▶ _Job_: Will you write out the data exactly, excluding every picture?
-- START Available data --
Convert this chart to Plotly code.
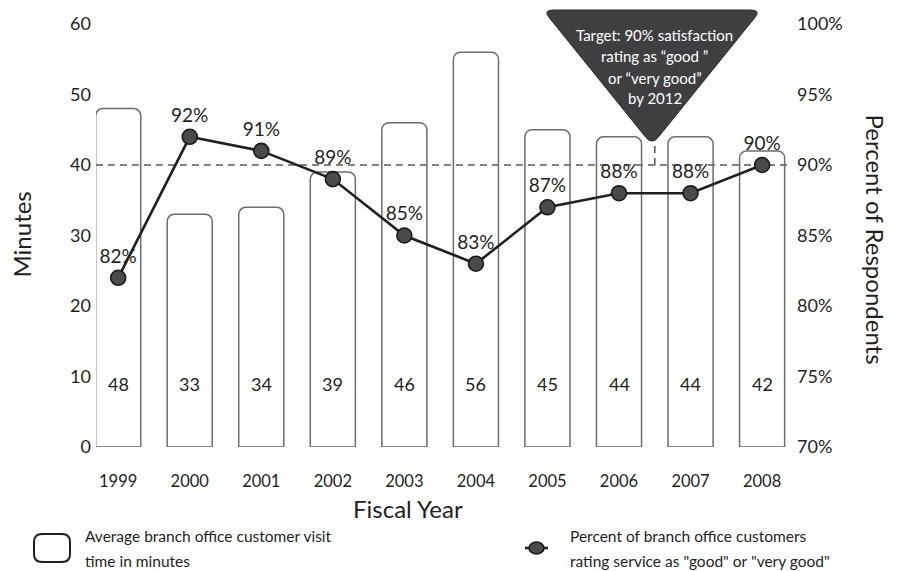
import math
import plotly.graph_objects as go

# Fiscal years and the two measured series
years = ["1999", "2000", "2001", "2002", "2003", "2004", "2005", "2006", "2007", "2008"]
visit_minutes = [48, 33, 34, 39, 46, 56, 45, 44, 44, 42]
satisfaction_pct = [82, 92, 91, 89, 85, 83, 87, 88, 88, 90]

minute_ticks = [0, 10, 20, 30, 40, 50, 60]
pct_ticks = [70, 75, 80, 85, 90, 95, 100]
pct_tick_labels = [f"{v}%" for v in pct_ticks]
target_pct = 90

FONT = "Lato"
TXT = "#231f20"

# plot-area geometry in pixels (used for decorations only)
W, H = 900, 571
L, R, T, B = 96, 110, 21, 124
PW, PH = W - L - R, H - T - B


def px(x, y):
    """pixel offset (from plot-area bottom-left) for pixel-anchored shapes"""
    return x - L, (H - B) - y


def paper_xy(x, y):
    return (x - L) / PW, ((H - B) - y) / PH


def rounded_poly(points, r):
    """closed SVG path through points with rounded corners of radius r"""
    n = len(points)
    segs = []
    for i in range(n):
        p0 = points[i - 1]
        p1 = points[i]
        p2 = points[(i + 1) % n]
        d1 = math.hypot(p0[0] - p1[0], p0[1] - p1[1])
        d2 = math.hypot(p2[0] - p1[0], p2[1] - p1[1])
        a = (p1[0] + (p0[0] - p1[0]) * r / d1, p1[1] + (p0[1] - p1[1]) * r / d1)
        b = (p1[0] + (p2[0] - p1[0]) * r / d2, p1[1] + (p2[1] - p1[1]) * r / d2)
        segs.append((a, p1, b))
    path = f"M {segs[0][0][0]:.1f},{segs[0][0][1]:.1f} "
    for i, (a, c, b) in enumerate(segs):
        if i > 0:
            path += f"L {a[0]:.1f},{a[1]:.1f} "
        path += f"Q {c[0]:.1f},{c[1]:.1f} {b[0]:.1f},{b[1]:.1f} "
    path += "Z"
    return path


fig = go.Figure()

# visit-time bars (outline only, so the target line shows through)
fig.add_trace(go.Bar(
    x=years, y=visit_minutes, width=0.63,
    marker=dict(color="rgba(255,255,255,0)", line=dict(color="#6d6d6d", width=1.5), cornerradius=7),
    hoverinfo="skip", showlegend=False,
))

# satisfaction line on the right axis
fig.add_trace(go.Scatter(
    x=years, y=satisfaction_pct, yaxis="y2",
    mode="lines+markers+text",
    line=dict(color="#231f20", width=2.6),
    marker=dict(symbol="circle", size=15, color="#4a4a4c", line=dict(color="#1a1a1a", width=1.6)),
    text=[f"{v}%" for v in satisfaction_pct],
    textposition="top center",
    textfont=dict(family=FONT, size=19, color=TXT),
    showlegend=False, cliponaxis=False,
))

# bar value labels inside each bar (category index as x)
for i, v in enumerate(visit_minutes):
    fig.add_annotation(x=i, xref="x", y=9, yref="y", text=str(v), showarrow=False,
                       xanchor="center", yanchor="middle",
                       font=dict(family=FONT, size=18, color=TXT))

shapes = []
# target reference line
shapes.append(dict(type="line", xref="paper", x0=0, x1=1, yref="y2", y0=target_pct, y1=target_pct,
                   line=dict(color="#5a5a5a", width=1.6, dash="7px,5px"), layer="below"))
# short dashed drop from the callout to the target line
shapes.append(dict(type="line", xref="x", x0=7.5, x1=7.5, yref="y2", y0=target_pct, y1=91.7,
                   line=dict(color="#5a5a5a", width=1.6, dash="7px,5px"), layer="below"))
# callout triangle
tri = [px(543, 10), px(761, 10), px(652, 145)]
shapes.append(dict(type="path", xref="paper", yref="paper", xsizemode="pixel", ysizemode="pixel",
                   xanchor=0, yanchor=0, path=rounded_poly(tri, 10),
                   fillcolor="#3f3f41", line=dict(color="#2b2b2b", width=1)))
# legend swatch for bars
box = [px(34, 534), px(70, 534), px(70, 562), px(34, 562)]
shapes.append(dict(type="path", xref="paper", yref="paper", xsizemode="pixel", ysizemode="pixel",
                   xanchor=0, yanchor=0, path=rounded_poly(box, 8),
                   fillcolor="white", line=dict(color="#231f20", width=2)))
# legend swatch for line
lx0, ly = px(525, 548)
lx1, _ = px(548, 548)
shapes.append(dict(type="line", xref="paper", yref="paper", xsizemode="pixel", ysizemode="pixel",
                   xanchor=0, yanchor=0, x0=lx0, x1=lx1, y0=ly, y1=ly,
                   line=dict(color="#231f20", width=2.6)))
ex0, ey0 = px(529, 542)
ex1, ey1 = px(544, 554)
shapes.append(dict(type="circle", xref="paper", yref="paper", xsizemode="pixel", ysizemode="pixel",
                   xanchor=0, yanchor=0, x0=ex0, x1=ex1, y0=ey0, y1=ey1,
                   fillcolor="#4a4a4c", line=dict(color="#1a1a1a", width=1.6)))
fig.update_layout(shapes=shapes)

# callout text
for line_txt, yy in [("Target: 90% satisfaction", 32), ("rating as \u201cgood \u201d", 53),
                     ("or \u201cvery good\u201d", 75), ("by 2012", 96)]:
    _, yp = paper_xy(0, yy)
    fig.add_annotation(x=7.5, xref="x", y=yp, yref="paper", text=line_txt, showarrow=False,
                       xanchor="center", yanchor="middle",
                       font=dict(family=FONT, size=15, color="white"))

# axis titles
for txt, (x, y), ang in [("Minutes", (22, 233), -90), ("Percent of Respondents", (876, 238), 90),
                         ("Fiscal Year", (408, 509), 0)]:
    xa, ya = paper_xy(x, y)
    fig.add_annotation(x=xa, y=ya, xref="paper", yref="paper", text=txt, textangle=ang,
                       xanchor="center", yanchor="middle", showarrow=False,
                       font=dict(family=FONT, size=24, color=TXT))

# legend text
for txt, (x, y) in [("Average branch office customer visit", (83, 537)), ("time in minutes", (83, 562)),
                    ("Percent of branch office customers", (568, 537)),
                    ("rating service as \"good\" or \"very good\"", (568, 562))]:
    xp, yp = paper_xy(x, y)
    fig.add_annotation(x=xp, y=yp, xref="paper", yref="paper", text=txt, showarrow=False,
                       xanchor="left", yanchor="middle", font=dict(family=FONT, size=15.5, color=TXT))

fig.update_layout(
    width=W, height=H, autosize=False,
    margin=dict(l=L, r=R, t=T, b=B),
    paper_bgcolor="white", plot_bgcolor="white",
    barmode="overlay",
    font=dict(family=FONT, color=TXT),
    xaxis=dict(type="category", range=[-0.31, 9.39], showgrid=False, zeroline=False, showline=False,
               ticks="", ticklabelstandoff=22, tickfont=dict(size=16.5, color=TXT)),
    yaxis=dict(range=[0, 60], tickvals=minute_ticks, showgrid=False, zeroline=False, showline=False,
               ticks="", ticklabelstandoff=4, tickfont=dict(size=18, color=TXT)),
    yaxis2=dict(range=[70, 100], tickvals=pct_ticks, ticktext=pct_tick_labels, overlaying="y",
                side="right", showgrid=False, zeroline=False, showline=False, ticks="",
                ticklabelstandoff=6, tickfont=dict(size=18, color=TXT)),
)

fig.write_html("out.html")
-- END Available data --
▶ _Output for this exercise_:
Convert this chart to Plotly code.
import math
import plotly.graph_objects as go

# Fiscal years and the two measured series
years = ["1999", "2000", "2001", "2002", "2003", "2004", "2005", "2006", "2007", "2008"]
visit_minutes = [48, 33, 34, 39, 46, 56, 45, 44, 44, 42]
satisfaction_pct = [82, 92, 91, 89, 85, 83, 87, 88, 88, 90]

minute_ticks = [0, 10, 20, 30, 40, 50, 60]
pct_ticks = [70, 75, 80, 85, 90, 95, 100]
pct_tick_labels = [f"{v}%" for v in pct_ticks]
target_pct = 90

FONT = "Lato"
TXT = "#231f20"

# plot-area geometry in pixels (used for decorations only)
W, H = 900, 571
L, R, T, B = 96, 110, 21, 124
PW, PH = W - L - R, H - T - B


def px(x, y):
    """pixel offset (from plot-area bottom-left) for pixel-anchored shapes"""
    return x - L, (H - B) - y


def paper_xy(x, y):
    return (x - L) / PW, ((H - B) - y) / PH


def rounded_poly(points, r):
    """closed SVG path through points with rounded corners of radius r"""
    n = len(points)
    segs = []
    for i in range(n):
        p0 = points[i - 1]
        p1 = points[i]
        p2 = points[(i + 1) % n]
        d1 = math.hypot(p0[0] - p1[0], p0[1] - p1[1])
        d2 = math.hypot(p2[0] - p1[0], p2[1] - p1[1])
        a = (p1[0] + (p0[0] - p1[0]) * r / d1, p1[1] + (p0[1] - p1[1]) * r / d1)
        b = (p1[0] + (p2[0] - p1[0]) * r / d2, p1[1] + (p2[1] - p1[1]) * r / d2)
        segs.append((a, p1, b))
    path = f"M {segs[0][0][0]:.1f},{segs[0][0][1]:.1f} "
    for i, (a, c, b) in enumerate(segs):
        if i > 0:
            path += f"L {a[0]:.1f},{a[1]:.1f} "
        path += f"Q {c[0]:.1f},{c[1]:.1f} {b[0]:.1f},{b[1]:.1f} "
    path += "Z"
    return path


fig = go.Figure()

# visit-time bars (outline only, so the target line shows through)
fig.add_trace(go.Bar(
    x=years, y=visit_minutes, width=0.63,
    marker=dict(color="rgba(255,255,255,0)", line=dict(color="#6d6d6d", width=1.5), cornerradius=7),
    hoverinfo="skip", showlegend=False,
))

# satisfaction line on the right axis
fig.add_trace(go.Scatter(
    x=years, y=satisfaction_pct, yaxis="y2",
    mode="lines+markers+text",
    line=dict(color="#231f20", width=2.6),
    marker=dict(symbol="circle", size=15, color="#4a4a4c", line=dict(color="#1a1a1a", width=1.6)),
    text=[f"{v}%" for v in satisfaction_pct],
    textposition="top center",
    textfont=dict(family=FONT, size=19, color=TXT),
    showlegend=False, cliponaxis=False,
))

# bar value labels inside each bar (category index as x)
for i, v in enumerate(visit_minutes):
    fig.add_annotation(x=i, xref="x", y=9, yref="y", text=str(v), showarrow=False,
                       xanchor="center", yanchor="middle",
                       font=dict(family=FONT, size=18, color=TXT))

shapes = []
# target reference line
shapes.append(dict(type="line", xref="paper", x0=0, x1=1, yref="y2", y0=target_pct, y1=target_pct,
                   line=dict(color="#5a5a5a", width=1.6, dash="7px,5px"), layer="below"))
# short dashed drop from the callout to the target line
shapes.append(dict(type="line", xref="x", x0=7.5, x1=7.5, yref="y2", y0=target_pct, y1=91.7,
                   line=dict(color="#5a5a5a", width=1.6, dash="7px,5px"), layer="below"))
# callout triangle
tri = [px(543, 10), px(761, 10), px(652, 145)]
shapes.append(dict(type="path", xref="paper", yref="paper", xsizemode="pixel", ysizemode="pixel",
                   xanchor=0, yanchor=0, path=rounded_poly(tri, 10),
                   fillcolor="#3f3f41", line=dict(color="#2b2b2b", width=1)))
# legend swatch for bars
box = [px(34, 534), px(70, 534), px(70, 562), px(34, 562)]
shapes.append(dict(type="path", xref="paper", yref="paper", xsizemode="pixel", ysizemode="pixel",
                   xanchor=0, yanchor=0, path=rounded_poly(box, 8),
                   fillcolor="white", line=dict(color="#231f20", width=2)))
# legend swatch for line
lx0, ly = px(525, 548)
lx1, _ = px(548, 548)
shapes.append(dict(type="line", xref="paper", yref="paper", xsizemode="pixel", ysizemode="pixel",
                   xanchor=0, yanchor=0, x0=lx0, x1=lx1, y0=ly, y1=ly,
                   line=dict(color="#231f20", width=2.6)))
ex0, ey0 = px(529, 542)
ex1, ey1 = px(544, 554)
shapes.append(dict(type="circle", xref="paper", yref="paper", xsizemode="pixel", ysizemode="pixel",
                   xanchor=0, yanchor=0, x0=ex0, x1=ex1, y0=ey0, y1=ey1,
                   fillcolor="#4a4a4c", line=dict(color="#1a1a1a", width=1.6)))
fig.update_layout(shapes=shapes)

# callout text
for line_txt, yy in [("Target: 90% satisfaction", 32), ("rating as \u201cgood \u201d", 53),
                     ("or \u201cvery good\u201d", 75), ("by 2012", 96)]:
    _, yp = paper_xy(0, yy)
    fig.add_annotation(x=7.5, xref="x", y=yp, yref="paper", text=line_txt, showarrow=False,
                       xanchor="center", yanchor="middle",
                       font=dict(family=FONT, size=15, color="white"))

# axis titles
for txt, (x, y), ang in [("Minutes", (22, 233), -90), ("Percent of Respondents", (876, 238), 90),
                         ("Fiscal Year", (408, 509), 0)]:
    xa, ya = paper_xy(x, y)
    fig.add_annotation(x=xa, y=ya, xref="paper", yref="paper", text=txt, textangle=ang,
                       xanchor="center", yanchor="middle", showarrow=False,
                       font=dict(family=FONT, size=24, color=TXT))

# legend text
for txt, (x, y) in [("Average branch office customer visit", (83, 537)), ("time in minutes", (83, 562)),
                    ("Percent of branch office customers", (568, 537)),
                    ("rating service as \"good\" or \"very good\"", (568, 562))]:
    xp, yp = paper_xy(x, y)
    fig.add_annotation(x=xp, y=yp, xref="paper", yref="paper", text=txt, showarrow=False,
                       xanchor="left", yanchor="middle", font=dict(family=FONT, size=15.5, color=TXT))

fig.update_layout(
    width=W, height=H, autosize=False,
    margin=dict(l=L, r=R, t=T, b=B),
    paper_bgcolor="white", plot_bgcolor="white",
    barmode="overlay",
    font=dict(family=FONT, color=TXT),
    xaxis=dict(type="category", range=[-0.31, 9.39], showgrid=False, zeroline=False, showline=False,
               ticks="", ticklabelstandoff=22, tickfont=dict(size=16.5, color=TXT)),
    yaxis=dict(range=[0, 60], tickvals=minute_ticks, showgrid=False, zeroline=False, showline=False,
               ticks="", ticklabelstandoff=4, tickfont=dict(size=18, color=TXT)),
    yaxis2=dict(range=[70, 100], tickvals=pct_ticks, ticktext=pct_tick_labels, overlaying="y",
                side="right", showgrid=False, zeroline=False, showline=False, ticks="",
                ticklabelstandoff=6, tickfont=dict(size=18, color=TXT)),
)

fig.write_html("out.html")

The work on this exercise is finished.